PaNDaS: Learnable Deformation Modeling with Localized Control

TL;DR

PaNDaS addresses partial non-rigid deformations by learning a local per-face feature field on a neutral pose and a global pose encoding of the target. A deformation generator predicts a per-face Jacobian field, which is integrated via a Poisson solve to produce a vertex displacement, enabling localized control and partial interpolations without inference-time optimization. The method supports pose mixing, partial pose transfer, and statistical analysis of deformations, demonstrated across MANO, DFAUST, and COMA with state-of-the-art locality and non-linear deformation handling. This has practical impact for realistic avatar deformation, animation, and shape statistics on unregistered data, with robust performance under remeshing and partial descriptions.

Abstract

Non-rigid shape deformations pose significant challenges, and most existing methods struggle to handle partial deformations effectively. We propose to learn deformations at the point level, which allows for localized control of 3D surface meshes, enabling Partial Non-rigid Deformations and interpolations of Surfaces (PaNDaS). Unlike previous approaches, our method can restrict the deformations to specific parts of the shape in a versatile way. Moreover, one can mix and combine various poses from the database, all while not requiring any optimization at inference time.

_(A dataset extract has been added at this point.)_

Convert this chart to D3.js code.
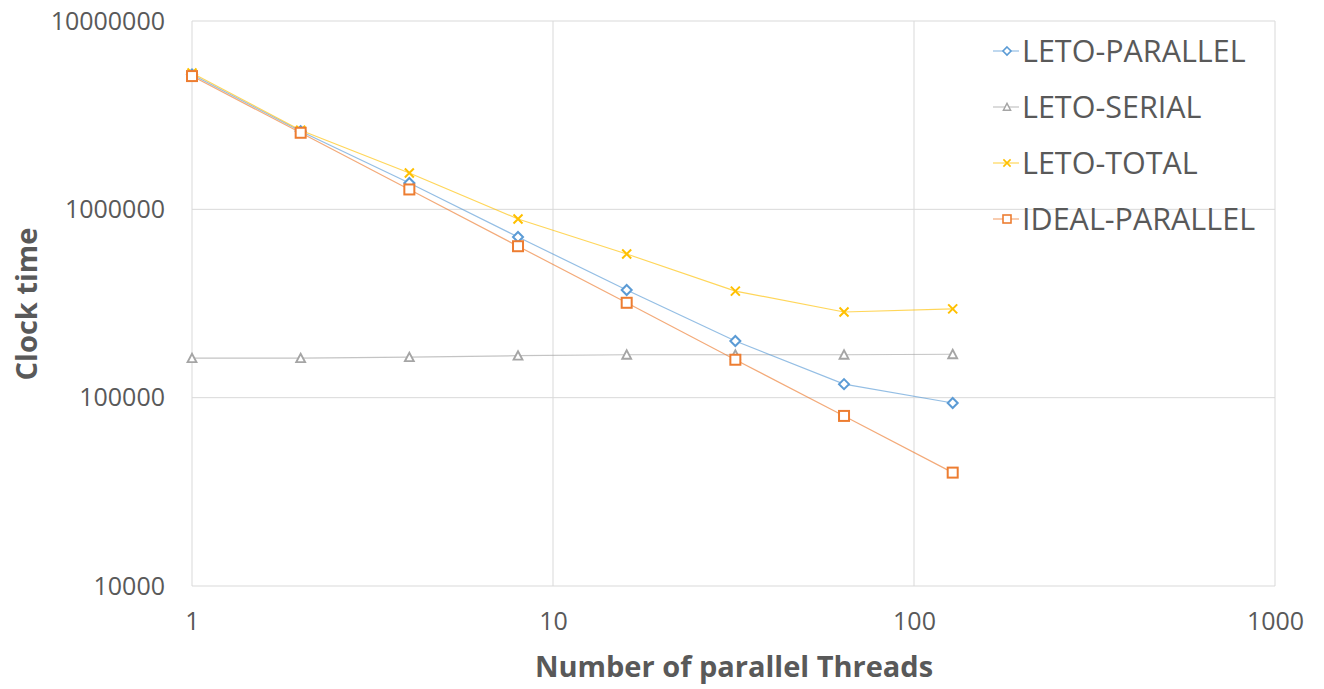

We demonstrate state-of-the-art accuracy and greater locality for shape reconstruction and interpolation compared to approaches relying on global shape representation across various types of human surface data. We also demonstrate several localized shape manipulation tasks and show that our method can generate new shapes by combining different input deformations. Code and data will be made available after the reviewing process.

Figures (15)

• Figure 1: We present PaNDAS: a robust learning-based approach to learn non-rigid deformations of triangular meshes applied to human body surfaces. By combining per-face learned features on a neutral pose mesh (in blue) with a global encoding of a deformed mesh (in purple), the model enables localized control of deformations (in cyan) with user-chosen regions (masked in red on the left). Notably, this approach permits several applications such as mixing poses, the transfer of partial pose, interpolations and localized shape statistics.
• Figure 2: Shape interpolation between unregistered hand meshes. The top row shows a predicted interpolation sequence from a hand with missing ring finger. The bottom row shows an interpolation between two raw scans.
• Figure 3: Overview of the proposed architecture. A pair of meshes is given as input: a source pose $\mathcal{X}$ and a target pose $\mathcal{Y}$. Per-triangle features $(f_t)_t$ are learned on the source mesh and are enriched with a global encoding $z$ of the target mesh to obtain a feature field $(\Tilde{f}_t)_t$ over the source mesh. Finally, the deformation generator learns a Jacobian field from the feature field over the neutral mesh to predict a first-order, per-triangle displacement field $(v_i)_{1\leq i \leq n_{\mathcal{X}}}$.
• Figure 4: Qualitative comparisons of the regularization effect when adding a loss term on the normal map. On the bottom left is a generation mid-interpolation for a model trained only with the MSE loss, on the right is a similar generated mesh but with a model trained with a loss on the normal map.
• Figure 5: Qualitative comparisons of partial deformations on DFAUST, COMA and MANO. The As-Rigid-As-Possible deformations handle efficiently deformations that are close to linear (2nd and last row) but fail to adapt to large deviations.